日々日記
いちらん…ふるい…あたらしい
2008年11月19日(水) |
雪が降ったら六本木ヒルズへ |
雪が降る日は六本木ヒルズへ行く。 この衝動がアディクションなのかホビーなのか、はっきりしないけど、
天気予報で「明日は終日雪が降ります」なんて言われると心がざわめき、落ち着かなくなる。
翌日朝起きて予報通り雪だったら、電車が動いていたら都心へ向かう。 帰りの中央線が止まってもいい。 鈍色の空から絶え間なく雪が降る中を、何かに吸い寄せられるように移動する。
目的地は東京シティビュー。
好きな音楽と、好きな本と、カメラをお供に、 そこで日がな一日、または半日、降っている雪をじっと眺める。

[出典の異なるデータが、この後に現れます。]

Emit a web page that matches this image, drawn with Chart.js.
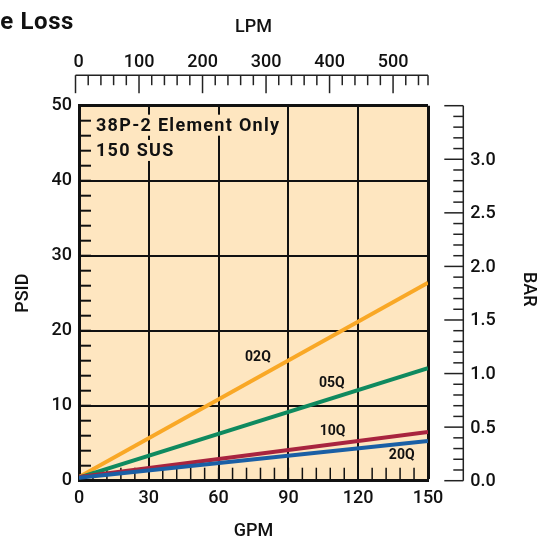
<!DOCTYPE html>
<html><head><meta charset="utf-8">
<script src="https://cdn.jsdelivr.net/npm/chart.js@4.4.1/dist/chart.umd.min.js"></script>
<style>html,body{margin:0;padding:0;background:#fff;} canvas{display:block;}</style>
</head><body>
<canvas id="c" width="541" height="546"></canvas>
<script>
// ---- data ----
const gpmPoints = [0, 150];
const psid02Q = [0.5, 26.4];
const psid05Q = [0.4, 15.0];
const psid10Q = [0.5, 6.5];
const psid20Q = [0.4, 5.3];
const seriesNames = ['02Q', '05Q', '10Q', '20Q'];
const seriesValues = [psid02Q, psid05Q, psid10Q, psid20Q];
const seriesColors = ['#F9A826', '#0F8A5F', '#A8243F', '#1A5FA5'];
const labelGpm = [76.9, 108.7, 109.0, 138.7];
const labelPsid = [16.4, 13.0, 6.5, 3.4];
const gpmTicks = [0, 30, 60, 90, 120, 150];
const psidTicks = [0, 10, 20, 30, 40, 50];
const lpmTicks = [0, 100, 200, 300, 400, 500];
const barTicks = [0.0, 0.5, 1.0, 1.5, 2.0, 2.5, 3.0];
const noteLines = ['38P-2 Element Only', '150 SUS'];
const noteGpm = 7.3;
const notePsid = [46.67, 43.3];
const titleText = 'e Loss';

const BG = '#FEE6C0';
const INK = '#111111';
const FONT = 'Roboto';

Chart.defaults.font.family = FONT;
Chart.defaults.font.size = 18;
Chart.defaults.font.weight = '500';
Chart.defaults.color = INK;

function seg(ctx, x1, y1, x2, y2) { ctx.beginPath(); ctx.moveTo(x1, y1); ctx.lineTo(x2, y2); ctx.stroke(); }

const deco = {
  id: 'deco',
  beforeDraw(chart) {
    const { ctx, chartArea: a } = chart;
    ctx.save();
    ctx.fillStyle = BG;
    ctx.fillRect(a.left, a.top, a.right - a.left, a.bottom - a.top);
    ctx.restore();
  },
  beforeDatasetsDraw(chart) {
    const { ctx, chartArea: a, scales: { x, y } } = chart;
    ctx.save();
    ctx.strokeStyle = INK;
    ctx.lineWidth = 2;
    for (let v = 0; v <= 50; v += 2) { const py = y.getPixelForValue(v); seg(ctx, a.left, py, a.left + 12, py); }
    ctx.lineWidth = 1.5;
    for (let v = 0; v <= 150; v += 6) { const px = x.getPixelForValue(v); seg(ctx, px, a.bottom, px, a.bottom - 13); }
    ctx.restore();
  },
  afterDatasetsDraw(chart) {
    const { ctx, chartArea: a, scales: { x, y } } = chart;
    ctx.save();
    ctx.font = 'bold 18px ' + FONT;
    if ('letterSpacing' in ctx) ctx.letterSpacing = '1.3px';
    ctx.textBaseline = 'alphabetic';
    ctx.textAlign = 'left';
    noteLines.forEach((t, i) => {
      const tx = x.getPixelForValue(noteGpm), ty = y.getPixelForValue(notePsid[i]);
      const w = ctx.measureText(t).width;
      ctx.fillStyle = BG;
      ctx.fillRect(tx - 3, ty - 16, w + 5, 21);
      ctx.fillStyle = INK;
      ctx.fillText(t, tx, ty);
    });
    if ('letterSpacing' in ctx) ctx.letterSpacing = '0px';
    ctx.font = 'bold 14px ' + FONT;
    ctx.textAlign = 'center';
    ctx.textBaseline = 'middle';
    ctx.fillStyle = INK;
    seriesNames.forEach((n, i) => {
      ctx.fillText(n, x.getPixelForValue(labelGpm[i]), y.getPixelForValue(labelPsid[i]));
    });
    ctx.restore();
  },
  afterDraw(chart) {
    const { ctx, chartArea: a } = chart;
    const sL = chart.scales.xLpm, sB = chart.scales.yBar;
    ctx.save();
    ctx.font = 'bold 24px ' + FONT;
    if ('letterSpacing' in ctx) ctx.letterSpacing = '0.6px';
    ctx.fillStyle = INK;
    ctx.textAlign = 'right';
    ctx.textBaseline = 'alphabetic';
    ctx.fillText(titleText, 74, 29);
    if ('letterSpacing' in ctx) ctx.letterSpacing = '0px';

    const yl = a.top - 30.5;
    ctx.strokeStyle = '#222';
    ctx.lineWidth = 1.5;
    const x0 = sL.getPixelForValue(0), xEnd = sL.getPixelForValue(sL.max);
    seg(ctx, x0, yl, xEnd, yl);
    for (let v = 0; v <= sL.max - 10; v += 20) {
      const px = sL.getPixelForValue(v);
      seg(ctx, px, yl, px, yl + (v % 100 === 0 ? 18 : 10));
    }
    seg(ctx, xEnd, yl, xEnd, yl + 10);
    ctx.font = '500 18px ' + FONT;
    ctx.textAlign = 'center';
    ctx.textBaseline = 'alphabetic';
    lpmTicks.forEach(v => ctx.fillText(String(v), sL.getPixelForValue(v) + (v === 0 ? 3 : 0), yl - 8.5));
    ctx.fillText('LPM', (a.left + a.right) / 2, 32);

    const xb = a.right + 35.3;
    seg(ctx, xb, sB.getPixelForValue(sB.max), xb, sB.getPixelForValue(0));
    for (let k = 0; k <= 35; k++) {
      const py = sB.getPixelForValue(k / 10);
      seg(ctx, xb - (k % 5 === 0 ? 19 : 10), py, xb, py);
    }
    ctx.textAlign = 'left';
    ctx.textBaseline = 'middle';
    barTicks.forEach(v => ctx.fillText(v.toFixed(1), xb + 7, sB.getPixelForValue(v) + 1));
    ctx.save();
    ctx.translate(528, (a.top + a.bottom) / 2 - 4);
    ctx.rotate(Math.PI / 2);
    ctx.textAlign = 'center';
    ctx.fillText('BAR', 0, 0);
    ctx.restore();
    ctx.restore();
  }
};

const datasets = seriesNames.map((n, i) => ({
  label: n,
  data: gpmPoints.map((g, j) => ({ x: g, y: seriesValues[i][j] })),
  borderColor: seriesColors[i],
  backgroundColor: seriesColors[i],
  borderWidth: 4,
  pointRadius: 0,
  tension: 0,
  fill: false,
  order: 3 - i
}));

new Chart(document.getElementById('c'), {
  type: 'line',
  data: { datasets },
  options: {
    responsive: false,
    animation: false,
    devicePixelRatio: 1,
    layout: { padding: { left: 0, right: 113, top: 105.7, bottom: 0 } },
    plugins: { legend: { display: false }, tooltip: { enabled: false }, title: { display: false } },
    scales: {
      x: {
        type: 'linear', position: 'bottom', min: 0, max: 150,
        afterBuildTicks: s => { s.ticks = gpmTicks.map(v => ({ value: v })); },
        afterFit: s => { s.height = 65.3; },
        ticks: { padding: 7, color: INK, font: { size: 18, weight: '500' } },
        grid: { color: INK, lineWidth: c => (c.tick && c.tick.value === 150 ? 3 : 2), drawTicks: false },
        border: { display: true, color: INK, width: 3 },
        title: { display: true, text: 'GPM', color: INK, font: { size: 18, weight: '500' }, padding: { top: 0, bottom: 4 } }
      },
      y: {
        type: 'linear', position: 'left', min: 0, max: 50,
        afterBuildTicks: s => { s.ticks = psidTicks.map(v => ({ value: v })); },
        afterFit: s => { s.width = 79; },
        ticks: { padding: 7, color: INK, font: { size: 18, weight: '500' } },
        grid: { color: INK, lineWidth: c => (c.tick && c.tick.value === 50 ? 3 : 2), drawTicks: false },
        border: { display: true, color: INK, width: 3 },
        title: { display: true, text: 'PSID', color: INK, font: { size: 18, weight: '500' }, padding: { top: 13, bottom: 0 } }
      },
      xLpm: { type: 'linear', position: 'top', display: false, min: 5.5, max: 555 },
      yBar: { type: 'linear', position: 'right', display: false, min: 0, max: 3.5 }
    }
  },
  plugins: [deco]
});
</script>
</body></html>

高いところが大好きであちこち登るけれど、 居心地の良さでは東京シティビューが今のところ一番気に入っている。
360度ぐるりとまわれるところもいい。 立って移動しながら、座ってじっとして、疲れたらちょっと眠って、 そんな調子でずっと降っている雪を眺める。
お腹が空いたら軽食もとれるし、喉を心を潤すコーヒーもウォッカもある。
そういえばこのビルには文化や芸術を愛する人々が集うという、 会員制のクラブがあったなぁとか思ったりする。

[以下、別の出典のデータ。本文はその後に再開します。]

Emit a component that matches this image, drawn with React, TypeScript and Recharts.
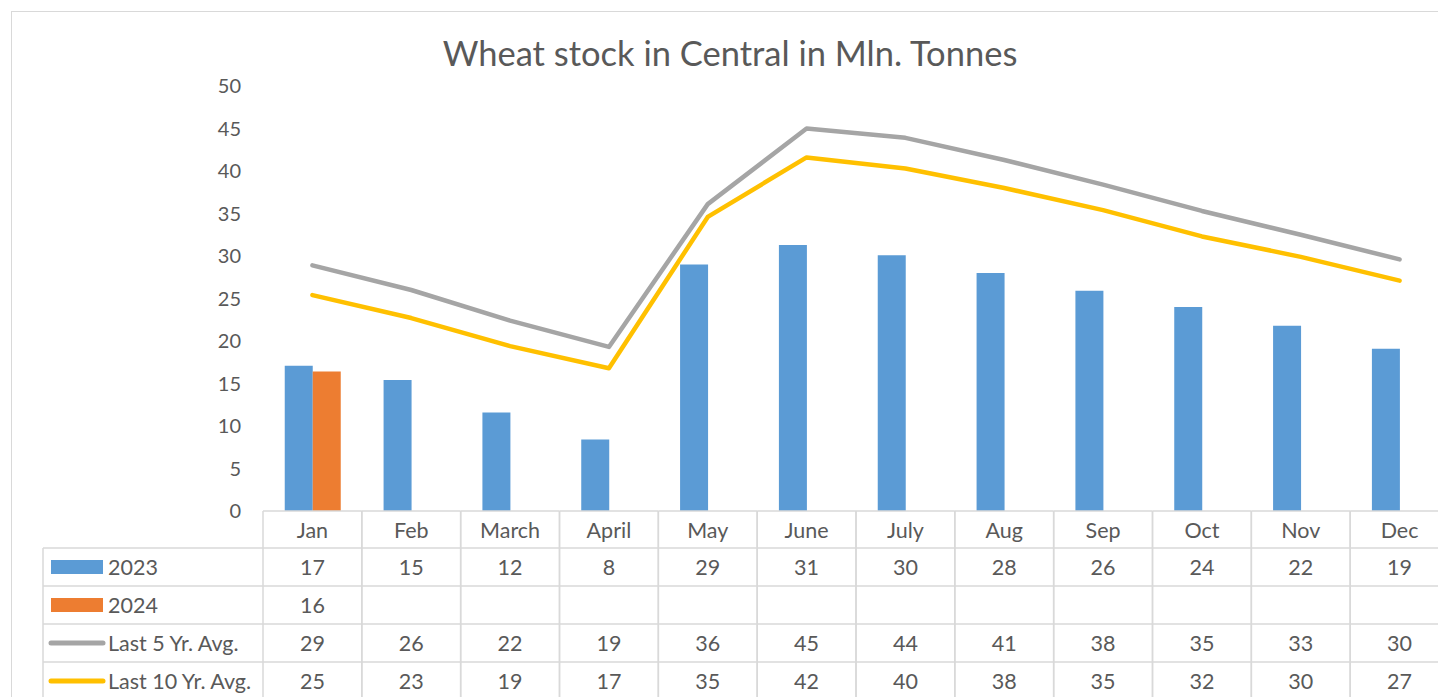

そういう世界とはかすりもしないけど、そういう世界も確かにあるなぁと思いながら見る。
降っている雪を見るのはとても面白い。
空は低くてもし夏なら頭痛がしそうな気配だし、 雲の色はどこを見てもモノクロで、変化と言えば濃淡のグラデーションくらい。
その雲から、無数の雪が落ちてくる。
雪の色は白いかというとそうでもなく、見上げる頭上の雪は灰色をしていて、 なんだかゴミか虫の大群みたいだ。

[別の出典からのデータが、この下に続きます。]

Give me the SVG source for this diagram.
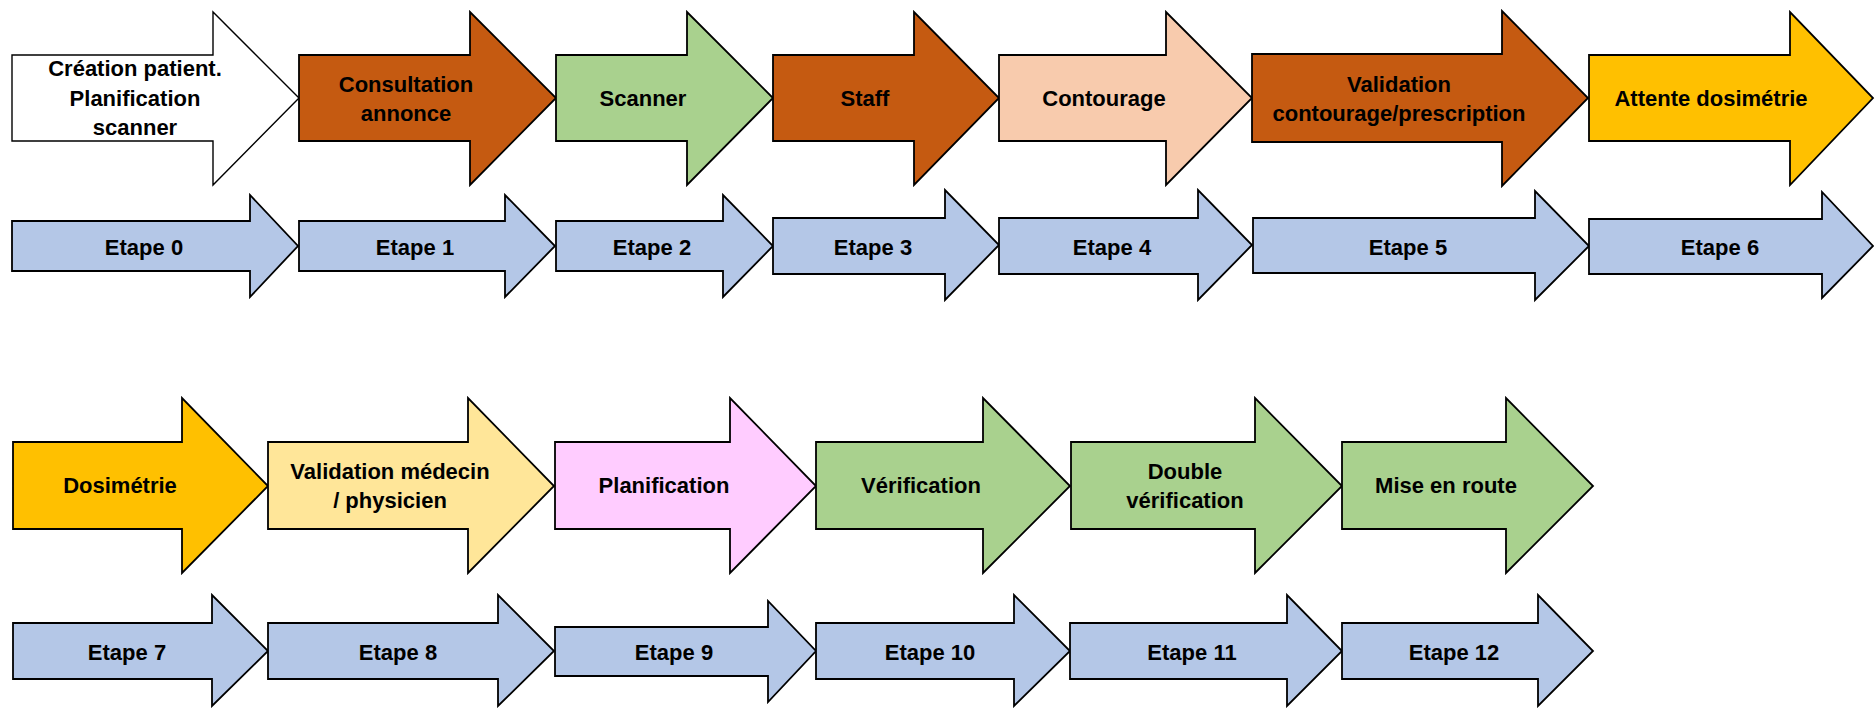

そして風向きによってあっちのほうへ、こっちのほうへ、向きを変える。
まっすぐ降ったり、斜めになったり、真横になったりする。
次から次へと、雪ははるか頭上から絶え間なく降りて来て、 はるか下へと落ちてゆく。
どうも自分はこの一連の「動き」が好きなのだ。 この動きを見るためだけに、六本木ヒルズへ来ていると言っても過言ではない。
動きを見ている間、頭の中でずっと 「チッ チッ チッ チッ チッ チッ チッ」という音のないリズムが刻まれている。
そのリズムがたまらなく心地いい。 周囲にはたくさん人がいるけれど、その時自分の意識の中には自分と窓の外の世界しかない。
地上で見ていると雪はすぐに着地し、「動き」はそこで止まってしまうので、 このリズムは生まれない。
リズムを感じ始めると、やがて自分の身体の内側に、自分という意識の存在を感じ始める。 ぼんやり外を眺めているだけだど、何かがどんどんどんどん研ぎ澄まされていく。
一体この行動はなんなんだろう?と思うんだけど、 たぶん、1人になりに行っているのかもなぁと思った。
今年も雪が降ったら六本木ヒルズへ行く。 電車が止まったら、どこかに泊まればいいんだし。 それが当然て顔をして。